Graph matching is one of the most significant graph analytic tasks in practice, which aims to find the node correspondence across different graphs. Most existing approaches rely on adjacency matrices or node embeddings when matching graphs, whose performances are often sub-optimal because of not fully leveraging the multi-modal information hidden in graphs, such as node attributes, subgraph structures, etc. In this study, we propose a novel and effective graph matching method based on a differentiable hierarchical optimal transport (HOT) framework, called DHOT-GM. Essentially, our method represents each graph as a set of relational matrices corresponding to the information of different modalities. Given two graphs, we enumerate all relational matrix pairs and obtain their matching results, and accordingly, infer the node correspondence by the weighted averaging of the matching results. This method can be implemented as computing the HOT distance between the two graphs -- each matching result is an optimal transport plan associated with the Gromov-Wasserstein (GW) distance between two relational matrices, and the weights of all matching results are the elements of an upper-level optimal transport plan defined on the matrix sets. We propose a bi-level optimization algorithm to compute the HOT distance in a differentiable way, making the significance of the relational matrices adjustable. Experiments on various graph matching tasks demonstrate the superiority and robustness of our method compared to state-of-the-art approaches.
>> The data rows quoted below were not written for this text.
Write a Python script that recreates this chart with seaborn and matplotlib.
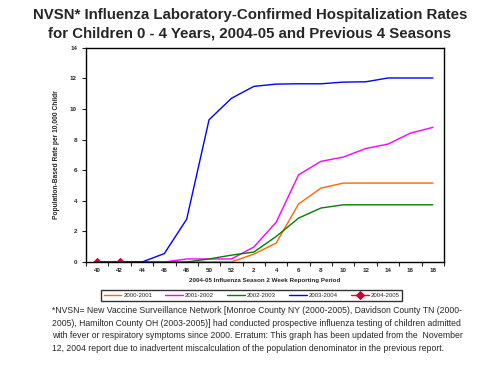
import matplotlib
matplotlib.use("Agg")
import matplotlib.pyplot as plt
import seaborn as sns
import pandas as pd

# 2 week reporting periods (MMWR week)
weeks = ["40", "42", "44", "46", "48", "50", "52", "2", "4", "6", "8", "10", "12", "14", "16", "18"]

s2000 = [0, 0, 0, 0, 0, 0, 0, 0.52, 1.24, 3.79, 4.83, 5.16, 5.16, 5.16, 5.16, 5.16]
s2001 = [0, 0, 0, 0, 0.2, 0.2, 0.2, 0.98, 2.6, 5.7, 6.58, 6.86, 7.42, 7.71, 8.43, 8.8]
s2002 = [0, 0, 0, 0, 0, 0.2, 0.45, 0.65, 1.67, 2.87, 3.53, 3.74, 3.74, 3.74, 3.74, 3.74]
s2003 = [0, 0, 0, 0.55, 2.8, 9.3, 10.7, 11.48, 11.63, 11.65, 11.65, 11.76, 11.78, 12.03, 12.03, 12.03]
s2004 = [0, 0]

seasons = ["2000-2001", "2001-2002", "2002-2003", "2003-2004", "2004-2005"]
colors = ["#ff6600", "#ff00ff", "#008000", "#0000ff", "#ff0000"]

rows = []
for name, vals in zip(seasons, [s2000, s2001, s2002, s2003, s2004]):
    for i, v in enumerate(vals):
        rows.append({"pos": i, "week": weeks[i], "season": name, "rate": v})
df = pd.DataFrame(rows)

sns.set_style("white")
plt.rcParams["font.family"] = ["Liberation Sans", "DejaVu Sans"]

fig = plt.figure(figsize=(5, 3.68), dpi=100)
ax = fig.add_axes([0.172, 0.288, 0.716, 0.582])

for name, col in zip(seasons, colors):
    d = df[df["season"] == name]
    if name == "2004-2005":
        sns.lineplot(data=d, x="pos", y="rate", ax=ax, color=col, lw=1.0,
                     marker="D", markersize=4, markerfacecolor="#cc0033",
                     markeredgecolor="#cc0033", label=name)
    else:
        sns.lineplot(data=d, x="pos", y="rate", ax=ax, color=col, lw=1.0, label=name)

ax.set_xlim(-0.5, len(weeks) - 0.5)
ax.set_ylim(0, 14)
ax.set_xticks(range(len(weeks)))
ax.set_xticklabels(weeks)
ax.set_xticks([i - 0.5 for i in range(len(weeks) + 1)], minor=True)
ax.tick_params(axis="x", which="major", length=0, labelsize=4.5, pad=4)
ax.tick_params(axis="x", which="minor", length=3, width=0.8, direction="out", bottom=True)
ax.set_yticks(range(0, 15, 2))
ax.tick_params(axis="y", length=3, width=0.8, direction="out", left=True, labelsize=4.5)
for lab in ax.get_xticklabels() + ax.get_yticklabels():
    lab.set_fontweight("bold")
for sp in ax.spines.values():
    sp.set_color("black")
    sp.set_linewidth(1.0)

ax.set_xlabel("2004-05 Influenza Season 2 Week Reporting Period", fontsize=4.5,
              fontweight="bold", labelpad=4)
ax.set_ylabel("Population-Based Rate per 10,000 Childr", fontsize=4.8,
              fontweight="bold", labelpad=7)

handles, labels = ax.get_legend_handles_labels()
ax.legend_.remove()
leg = fig.legend(handles, labels, loc="center", ncol=5, fontsize=4.3,
                 frameon=True, fancybox=False, edgecolor="black",
                 handlelength=3.0, columnspacing=2.2,
                 borderpad=0.45, handletextpad=0.3)
leg.set_bbox_to_anchor((0.503, 0.197), transform=fig.transFigure)
leg.get_frame().set_linewidth(1.0)

fig.text(0.5, 0.958, "NVSN* Influenza Laboratory-Confirmed Hospitalization Rates",
         ha="center", va="center", fontsize=10.8, fontweight="bold")
fig.text(0.5, 0.908, "for Children 0 - 4 Years, 2004-05 and Previous 4 Seasons",
         ha="center", va="center", fontsize=10.8, fontweight="bold")

note = ("*NVSN= New Vaccine Surveillance Network [Monroe County NY (2000-2005), Davidson County TN (2000-\n"
        "2005), Hamilton County OH (2003-2005)] had conducted prospective influenza testing of children admitted\n"
        "with fever or respiratory symptoms since 2000. Erratum: This graph has been updated from the  November\n"
        "12, 2004 report due to inadvertent miscalculation of the population denominator in the previous report.")
fig.text(0.104, 0.168, note, ha="left", va="top", fontsize=6.2, linespacing=1.5)

fig.savefig("out.png", dpi=100)
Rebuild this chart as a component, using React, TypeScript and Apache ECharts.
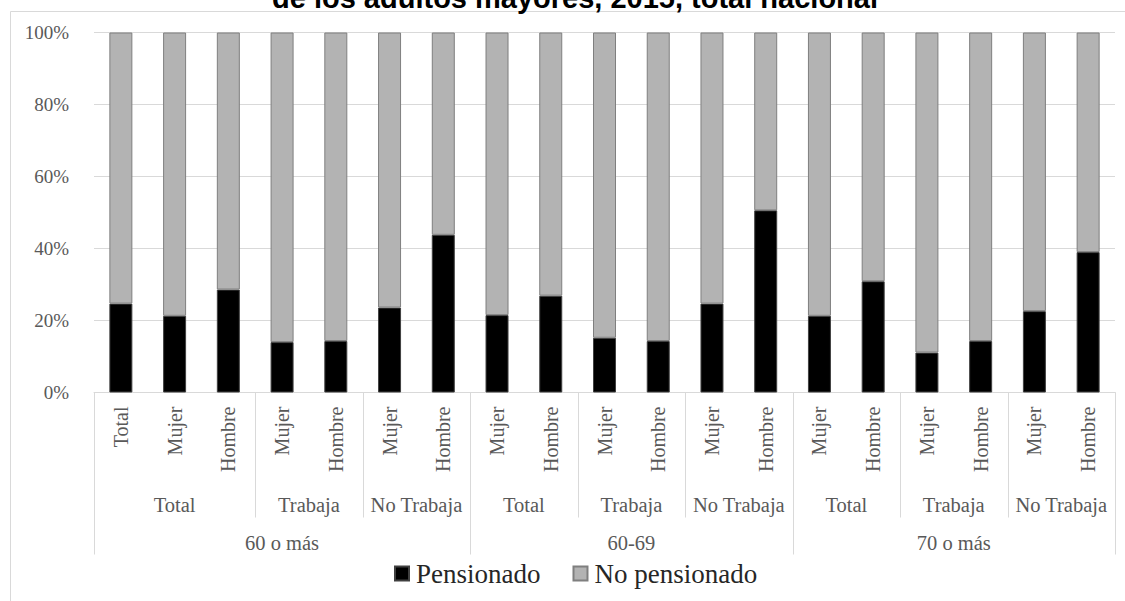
import React, { useEffect, useRef } from "react";
import * as echarts from "echarts";

// Categories along the horizontal axis (innermost level)
const categories = [
  "Total", "Mujer", "Hombre", "Mujer", "Hombre", "Mujer", "Hombre",
  "Mujer", "Hombre", "Mujer", "Hombre", "Mujer", "Hombre",
  "Mujer", "Hombre", "Mujer", "Hombre", "Mujer", "Hombre",
];

// Middle level: work status groups and how many categories each spans
const workLabels = ["Total", "Trabaja", "No Trabaja", "Total", "Trabaja", "No Trabaja", "Total", "Trabaja", "No Trabaja"];
const workSpans = [3, 2, 2, 2, 2, 2, 2, 2, 2];

// Outer level: age groups
const ageLabels = ["60 o más", "60-69", "70 o más"];
const ageSpans = [7, 6, 6];

// Shares (%) per category
const pensionado = [24.7, 21.3, 28.6, 14.0, 14.3, 23.6, 43.8, 21.5, 26.9, 15.2, 14.3, 24.7, 50.6, 21.3, 30.9, 11.1, 14.3, 22.6, 39.0];
const noPensionado = [75.3, 78.7, 71.4, 86.0, 85.7, 76.4, 56.2, 78.5, 73.1, 84.8, 85.7, 75.3, 49.4, 78.7, 69.1, 88.9, 85.7, 77.4, 61.0];

const yTicks = [0, 20, 40, 60, 80, 100];

const SERIF = "'Liberation Serif', 'Times New Roman', serif";
const AXIS_GREY = "#595959";
const LINE_GREY = "#d9d9d9";

export default function App() {
  const ref = useRef<HTMLDivElement>(null);

  useEffect(() => {
    if (!ref.current) return;
    const chart = echarts.init(ref.current, undefined, { renderer: "svg" });

    chart.setOption({
      animation: false,
      backgroundColor: "#ffffff",
      grid: { left: 94, right: 10, top: 32.5, bottom: 208.5, containLabel: false },
      legend: {
        top: 555,
        left: 389,
        itemWidth: 14,
        itemHeight: 14,
        itemGap: 32,
        icon: "rect",
        textStyle: { fontFamily: SERIF, fontSize: 27, color: "#262626", padding: [0, 0, 0, 2] },
        data: ["Pensionado", "No pensionado"],
      },
      xAxis: {
        type: "category",
        data: categories,
        axisLine: { lineStyle: { color: LINE_GREY, width: 1 } },
        axisTick: { show: false },
        axisLabel: {
          rotate: 90,
          interval: 0,
          margin: 14,
          fontFamily: SERIF,
          fontSize: 20,
          color: AXIS_GREY,
        },
      },
      yAxis: {
        type: "value",
        min: yTicks[0],
        max: yTicks[yTicks.length - 1],
        interval: 20,
        axisLine: { show: false },
        axisTick: { show: false },
        splitLine: { lineStyle: { color: LINE_GREY, width: 1 } },
        axisLabel: {
          margin: 25,
          formatter: "{value}%",
          fontFamily: SERIF,
          fontSize: 19,
          color: AXIS_GREY,
        },
      },
      series: [
        {
          name: "Pensionado",
          type: "bar",
          stack: "share",
          barWidth: 23,
          data: pensionado,
          itemStyle: { color: "#000000", borderColor: "#404040", borderWidth: 1 },
        },
        {
          name: "No pensionado",
          type: "bar",
          stack: "share",
          barWidth: 23,
          data: noPensionado,
          itemStyle: { color: "#b3b3b3", borderColor: "#7f7f7f", borderWidth: 1 },
        },
      ],
    });

    // Multi-level category labels and separators, placed with the axis scale
    const px = (i: number) => chart.convertToPixel({ xAxisIndex: 0 }, i) as number;
    const band = px(1) - px(0);
    const edge = (i: number) => px(i) - band / 2;
    const axisY = chart.convertToPixel({ yAxisIndex: 0 }, 0) as number;

    const graphics: any[] = [];
    const groupText = (text: string, x: number, y: number) => ({
      type: "text",
      x,
      y,
      silent: true,
      style: {
        text,
        fill: AXIS_GREY,
        font: `20.5px ${SERIF}`,
        align: "center",
        verticalAlign: "middle",
      },
    });
    const vline = (x: number, len: number) => ({
      type: "line",
      silent: true,
      shape: { x1: x, y1: axisY, x2: x, y2: axisY + len },
      style: { stroke: LINE_GREY, lineWidth: 1 },
    });

    let start = 0;
    workLabels.forEach((label, k) => {
      const end = start + workSpans[k];
      graphics.push(groupText(label, (edge(start) + edge(end)) / 2, axisY + 112));
      graphics.push(vline(Math.round(edge(end)) + 0.5, 125));
      start = end;
    });

    start = 0;
    graphics.push(vline(Math.round(edge(0)) + 0.5, 162));
    ageLabels.forEach((label, k) => {
      const end = start + ageSpans[k];
      graphics.push(groupText(label, (edge(start) + edge(end)) / 2, axisY + 150.5));
      graphics.push(vline(Math.round(edge(end)) + 0.5, 162));
      start = end;
    });

    // Chart frame (only its top and left edges fall inside the view)
    graphics.push({
      type: "rect",
      silent: true,
      shape: { x: 10.5, y: 11.5, width: 1200, height: 700 },
      style: { fill: "none", stroke: LINE_GREY, lineWidth: 1 },
      z: -1,
    });

    // Title line, partly above the top of the view
    graphics.push({
      type: "text",
      x: 575,
      y: -2,
      silent: true,
      style: {
        text: "de los adultos mayores, 2015, total nacional",
        fill: "#000000",
        font: "bold 29px 'Liberation Sans', Arial, sans-serif",
        align: "center",
        verticalAlign: "middle",
      },
    });

    chart.setOption({ graphic: graphics });

    return () => chart.dispose();
  }, []);

  return (
    <div
      ref={ref}
      style={{ position: "fixed", left: 0, top: 0, width: 1125, height: 601, background: "#fff" }}
    />
  );
}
翻译：图匹配是实践中最重要的图分析任务之一，旨在寻找不同图之间的节点对应关系。现有方法大多依赖邻接矩阵或节点嵌入进行图匹配，由于未能充分利用图中隐藏的多模态信息（如节点属性、子图结构等），其性能往往次优。本研究提出一种基于可微分分层最优传输（HOT）框架的新型高效图匹配方法，称为DHOT-GM。本质上，该方法将每个图表示为对应不同模态信息的关系矩阵集合。给定两个图，我们枚举所有关系矩阵对并获取其匹配结果，进而通过匹配结果的加权平均推断节点对应关系。该方法可等价于计算两个图之间的HOT距离——每个匹配结果对应两个关系矩阵间Gromov-Wasserstein（GW）距离的最优传输方案，而所有匹配结果的权重则构成定义在矩阵集合上的上层最优传输方案的元素。我们提出一种双层优化算法，以可微分方式计算HOT距离，使关系矩阵的重要性可调节。在多种图匹配任务上的实验表明，与现有最优方法相比，本方法具有优越性和鲁棒性。